▶ [Directions] Type out the complete listing below word for word, without its pictures.

▶ [Supplied material]
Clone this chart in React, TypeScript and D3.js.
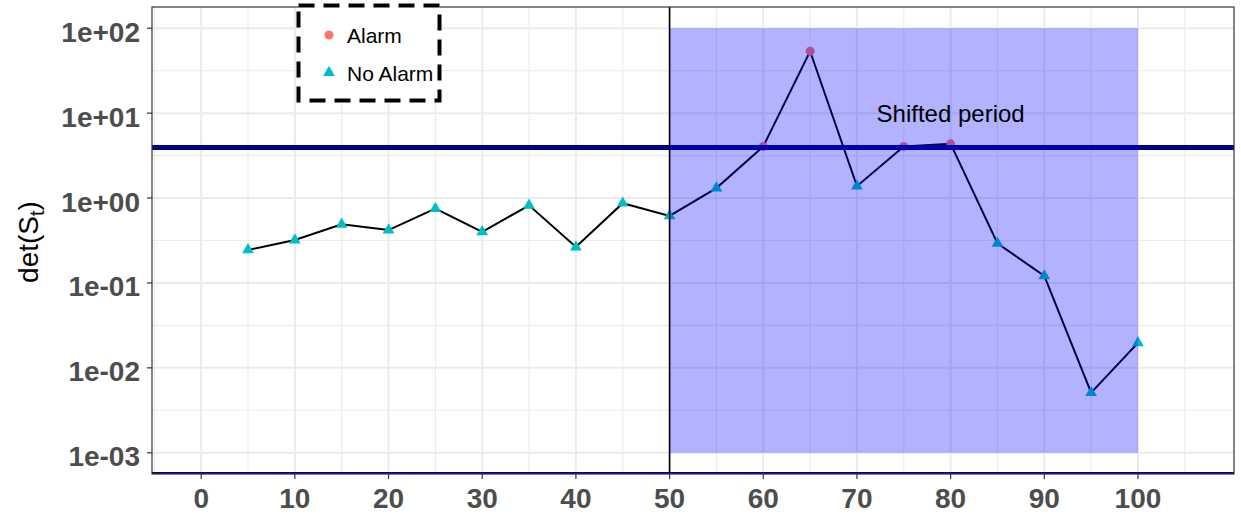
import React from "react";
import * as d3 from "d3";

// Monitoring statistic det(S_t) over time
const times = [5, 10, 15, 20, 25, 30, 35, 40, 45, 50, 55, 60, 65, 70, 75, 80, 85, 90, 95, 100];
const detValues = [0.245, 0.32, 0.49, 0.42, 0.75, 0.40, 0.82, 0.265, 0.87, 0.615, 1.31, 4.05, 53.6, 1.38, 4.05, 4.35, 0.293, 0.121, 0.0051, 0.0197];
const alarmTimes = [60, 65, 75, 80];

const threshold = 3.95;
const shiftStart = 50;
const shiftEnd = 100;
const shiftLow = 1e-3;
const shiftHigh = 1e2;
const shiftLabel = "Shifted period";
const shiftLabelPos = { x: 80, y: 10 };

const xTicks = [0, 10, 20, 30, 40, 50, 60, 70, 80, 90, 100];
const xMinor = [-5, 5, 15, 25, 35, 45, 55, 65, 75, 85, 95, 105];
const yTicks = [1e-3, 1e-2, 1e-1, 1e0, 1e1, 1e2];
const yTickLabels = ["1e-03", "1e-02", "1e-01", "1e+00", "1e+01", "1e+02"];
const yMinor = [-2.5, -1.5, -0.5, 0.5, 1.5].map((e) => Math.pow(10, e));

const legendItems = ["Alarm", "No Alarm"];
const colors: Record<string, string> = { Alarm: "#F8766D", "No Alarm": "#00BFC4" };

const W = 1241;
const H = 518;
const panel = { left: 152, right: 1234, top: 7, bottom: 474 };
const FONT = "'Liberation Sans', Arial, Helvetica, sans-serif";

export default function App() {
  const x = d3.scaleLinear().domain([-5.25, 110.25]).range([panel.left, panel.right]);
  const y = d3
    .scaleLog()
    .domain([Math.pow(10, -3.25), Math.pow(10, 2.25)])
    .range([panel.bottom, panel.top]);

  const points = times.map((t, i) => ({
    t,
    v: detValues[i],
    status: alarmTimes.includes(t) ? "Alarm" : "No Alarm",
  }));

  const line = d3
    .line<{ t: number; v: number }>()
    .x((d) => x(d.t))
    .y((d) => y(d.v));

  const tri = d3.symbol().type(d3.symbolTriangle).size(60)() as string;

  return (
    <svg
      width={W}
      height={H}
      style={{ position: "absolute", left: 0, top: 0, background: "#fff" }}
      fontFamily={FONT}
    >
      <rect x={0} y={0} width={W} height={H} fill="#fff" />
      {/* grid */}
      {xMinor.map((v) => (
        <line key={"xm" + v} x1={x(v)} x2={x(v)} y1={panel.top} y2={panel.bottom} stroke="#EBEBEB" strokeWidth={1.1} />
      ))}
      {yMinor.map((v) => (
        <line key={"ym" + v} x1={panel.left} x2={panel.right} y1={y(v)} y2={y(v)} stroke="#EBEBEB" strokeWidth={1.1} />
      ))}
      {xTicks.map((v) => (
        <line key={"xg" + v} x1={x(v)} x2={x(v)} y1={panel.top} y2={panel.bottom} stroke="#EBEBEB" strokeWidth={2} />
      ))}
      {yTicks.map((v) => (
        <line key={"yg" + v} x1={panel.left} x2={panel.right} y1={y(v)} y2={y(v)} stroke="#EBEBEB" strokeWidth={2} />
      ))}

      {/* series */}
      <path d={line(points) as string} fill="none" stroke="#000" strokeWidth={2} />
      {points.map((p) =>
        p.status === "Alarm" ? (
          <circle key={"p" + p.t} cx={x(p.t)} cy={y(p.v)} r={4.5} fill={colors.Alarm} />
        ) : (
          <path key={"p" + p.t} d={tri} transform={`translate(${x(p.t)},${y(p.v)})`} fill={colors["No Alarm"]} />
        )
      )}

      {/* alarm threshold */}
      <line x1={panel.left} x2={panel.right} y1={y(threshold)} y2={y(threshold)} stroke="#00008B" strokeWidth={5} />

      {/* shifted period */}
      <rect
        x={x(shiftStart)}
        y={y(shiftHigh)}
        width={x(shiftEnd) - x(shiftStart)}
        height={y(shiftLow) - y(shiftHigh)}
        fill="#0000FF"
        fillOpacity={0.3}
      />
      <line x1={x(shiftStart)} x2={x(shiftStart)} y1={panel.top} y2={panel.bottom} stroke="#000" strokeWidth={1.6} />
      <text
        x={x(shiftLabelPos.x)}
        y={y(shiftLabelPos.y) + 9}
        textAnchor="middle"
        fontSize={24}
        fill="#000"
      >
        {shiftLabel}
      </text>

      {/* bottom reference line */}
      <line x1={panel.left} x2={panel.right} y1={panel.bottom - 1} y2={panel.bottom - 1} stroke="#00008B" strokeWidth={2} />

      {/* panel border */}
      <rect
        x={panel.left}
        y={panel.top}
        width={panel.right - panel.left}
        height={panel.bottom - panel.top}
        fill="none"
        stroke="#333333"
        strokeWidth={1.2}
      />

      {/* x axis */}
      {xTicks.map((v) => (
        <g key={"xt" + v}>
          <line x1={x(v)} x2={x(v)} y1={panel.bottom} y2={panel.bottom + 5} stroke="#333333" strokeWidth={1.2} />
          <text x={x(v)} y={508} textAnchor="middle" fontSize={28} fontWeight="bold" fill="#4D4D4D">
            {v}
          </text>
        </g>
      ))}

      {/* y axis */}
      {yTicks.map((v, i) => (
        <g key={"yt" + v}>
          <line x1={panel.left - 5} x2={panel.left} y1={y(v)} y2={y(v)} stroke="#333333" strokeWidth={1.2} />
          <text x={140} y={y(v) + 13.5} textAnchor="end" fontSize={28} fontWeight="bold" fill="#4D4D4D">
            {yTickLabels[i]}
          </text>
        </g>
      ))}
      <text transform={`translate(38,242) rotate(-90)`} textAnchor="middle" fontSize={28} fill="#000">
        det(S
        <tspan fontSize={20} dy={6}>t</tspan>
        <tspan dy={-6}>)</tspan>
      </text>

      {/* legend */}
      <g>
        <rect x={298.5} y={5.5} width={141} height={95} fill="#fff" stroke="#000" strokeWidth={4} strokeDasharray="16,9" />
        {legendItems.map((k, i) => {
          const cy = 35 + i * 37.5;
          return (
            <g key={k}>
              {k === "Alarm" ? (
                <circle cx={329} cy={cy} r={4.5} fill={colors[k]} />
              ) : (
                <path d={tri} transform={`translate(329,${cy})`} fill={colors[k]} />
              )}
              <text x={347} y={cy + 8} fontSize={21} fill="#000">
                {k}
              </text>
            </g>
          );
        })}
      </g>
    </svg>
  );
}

▶ [Finished task]
Clone this chart in React, TypeScript and D3.js.
import React from "react";
import * as d3 from "d3";

// Monitoring statistic det(S_t) over time
const times = [5, 10, 15, 20, 25, 30, 35, 40, 45, 50, 55, 60, 65, 70, 75, 80, 85, 90, 95, 100];
const detValues = [0.245, 0.32, 0.49, 0.42, 0.75, 0.40, 0.82, 0.265, 0.87, 0.615, 1.31, 4.05, 53.6, 1.38, 4.05, 4.35, 0.293, 0.121, 0.0051, 0.0197];
const alarmTimes = [60, 65, 75, 80];

const threshold = 3.95;
const shiftStart = 50;
const shiftEnd = 100;
const shiftLow = 1e-3;
const shiftHigh = 1e2;
const shiftLabel = "Shifted period";
const shiftLabelPos = { x: 80, y: 10 };

const xTicks = [0, 10, 20, 30, 40, 50, 60, 70, 80, 90, 100];
const xMinor = [-5, 5, 15, 25, 35, 45, 55, 65, 75, 85, 95, 105];
const yTicks = [1e-3, 1e-2, 1e-1, 1e0, 1e1, 1e2];
const yTickLabels = ["1e-03", "1e-02", "1e-01", "1e+00", "1e+01", "1e+02"];
const yMinor = [-2.5, -1.5, -0.5, 0.5, 1.5].map((e) => Math.pow(10, e));

const legendItems = ["Alarm", "No Alarm"];
const colors: Record<string, string> = { Alarm: "#F8766D", "No Alarm": "#00BFC4" };

const W = 1241;
const H = 518;
const panel = { left: 152, right: 1234, top: 7, bottom: 474 };
const FONT = "'Liberation Sans', Arial, Helvetica, sans-serif";

export default function App() {
  const x = d3.scaleLinear().domain([-5.25, 110.25]).range([panel.left, panel.right]);
  const y = d3
    .scaleLog()
    .domain([Math.pow(10, -3.25), Math.pow(10, 2.25)])
    .range([panel.bottom, panel.top]);

  const points = times.map((t, i) => ({
    t,
    v: detValues[i],
    status: alarmTimes.includes(t) ? "Alarm" : "No Alarm",
  }));

  const line = d3
    .line<{ t: number; v: number }>()
    .x((d) => x(d.t))
    .y((d) => y(d.v));

  const tri = d3.symbol().type(d3.symbolTriangle).size(60)() as string;

  return (
    <svg
      width={W}
      height={H}
      style={{ position: "absolute", left: 0, top: 0, background: "#fff" }}
      fontFamily={FONT}
    >
      <rect x={0} y={0} width={W} height={H} fill="#fff" />
      {/* grid */}
      {xMinor.map((v) => (
        <line key={"xm" + v} x1={x(v)} x2={x(v)} y1={panel.top} y2={panel.bottom} stroke="#EBEBEB" strokeWidth={1.1} />
      ))}
      {yMinor.map((v) => (
        <line key={"ym" + v} x1={panel.left} x2={panel.right} y1={y(v)} y2={y(v)} stroke="#EBEBEB" strokeWidth={1.1} />
      ))}
      {xTicks.map((v) => (
        <line key={"xg" + v} x1={x(v)} x2={x(v)} y1={panel.top} y2={panel.bottom} stroke="#EBEBEB" strokeWidth={2} />
      ))}
      {yTicks.map((v) => (
        <line key={"yg" + v} x1={panel.left} x2={panel.right} y1={y(v)} y2={y(v)} stroke="#EBEBEB" strokeWidth={2} />
      ))}

      {/* series */}
      <path d={line(points) as string} fill="none" stroke="#000" strokeWidth={2} />
      {points.map((p) =>
        p.status === "Alarm" ? (
          <circle key={"p" + p.t} cx={x(p.t)} cy={y(p.v)} r={4.5} fill={colors.Alarm} />
        ) : (
          <path key={"p" + p.t} d={tri} transform={`translate(${x(p.t)},${y(p.v)})`} fill={colors["No Alarm"]} />
        )
      )}

      {/* alarm threshold */}
      <line x1={panel.left} x2={panel.right} y1={y(threshold)} y2={y(threshold)} stroke="#00008B" strokeWidth={5} />

      {/* shifted period */}
      <rect
        x={x(shiftStart)}
        y={y(shiftHigh)}
        width={x(shiftEnd) - x(shiftStart)}
        height={y(shiftLow) - y(shiftHigh)}
        fill="#0000FF"
        fillOpacity={0.3}
      />
      <line x1={x(shiftStart)} x2={x(shiftStart)} y1={panel.top} y2={panel.bottom} stroke="#000" strokeWidth={1.6} />
      <text
        x={x(shiftLabelPos.x)}
        y={y(shiftLabelPos.y) + 9}
        textAnchor="middle"
        fontSize={24}
        fill="#000"
      >
        {shiftLabel}
      </text>

      {/* bottom reference line */}
      <line x1={panel.left} x2={panel.right} y1={panel.bottom - 1} y2={panel.bottom - 1} stroke="#00008B" strokeWidth={2} />

      {/* panel border */}
      <rect
        x={panel.left}
        y={panel.top}
        width={panel.right - panel.left}
        height={panel.bottom - panel.top}
        fill="none"
        stroke="#333333"
        strokeWidth={1.2}
      />

      {/* x axis */}
      {xTicks.map((v) => (
        <g key={"xt" + v}>
          <line x1={x(v)} x2={x(v)} y1={panel.bottom} y2={panel.bottom + 5} stroke="#333333" strokeWidth={1.2} />
          <text x={x(v)} y={508} textAnchor="middle" fontSize={28} fontWeight="bold" fill="#4D4D4D">
            {v}
          </text>
        </g>
      ))}

      {/* y axis */}
      {yTicks.map((v, i) => (
        <g key={"yt" + v}>
          <line x1={panel.left - 5} x2={panel.left} y1={y(v)} y2={y(v)} stroke="#333333" strokeWidth={1.2} />
          <text x={140} y={y(v) + 13.5} textAnchor="end" fontSize={28} fontWeight="bold" fill="#4D4D4D">
            {yTickLabels[i]}
          </text>
        </g>
      ))}
      <text transform={`translate(38,242) rotate(-90)`} textAnchor="middle" fontSize={28} fill="#000">
        det(S
        <tspan fontSize={20} dy={6}>t</tspan>
        <tspan dy={-6}>)</tspan>
      </text>

      {/* legend */}
      <g>
        <rect x={298.5} y={5.5} width={141} height={95} fill="#fff" stroke="#000" strokeWidth={4} strokeDasharray="16,9" />
        {legendItems.map((k, i) => {
          const cy = 35 + i * 37.5;
          return (
            <g key={k}>
              {k === "Alarm" ? (
                <circle cx={329} cy={cy} r={4.5} fill={colors[k]} />
              ) : (
                <path d={tri} transform={`translate(329,${cy})`} fill={colors[k]} />
              )}
              <text x={347} y={cy + 8} fontSize={21} fill="#000">
                {k}
              </text>
            </g>
          );
        })}
      </g>
    </svg>
  );
}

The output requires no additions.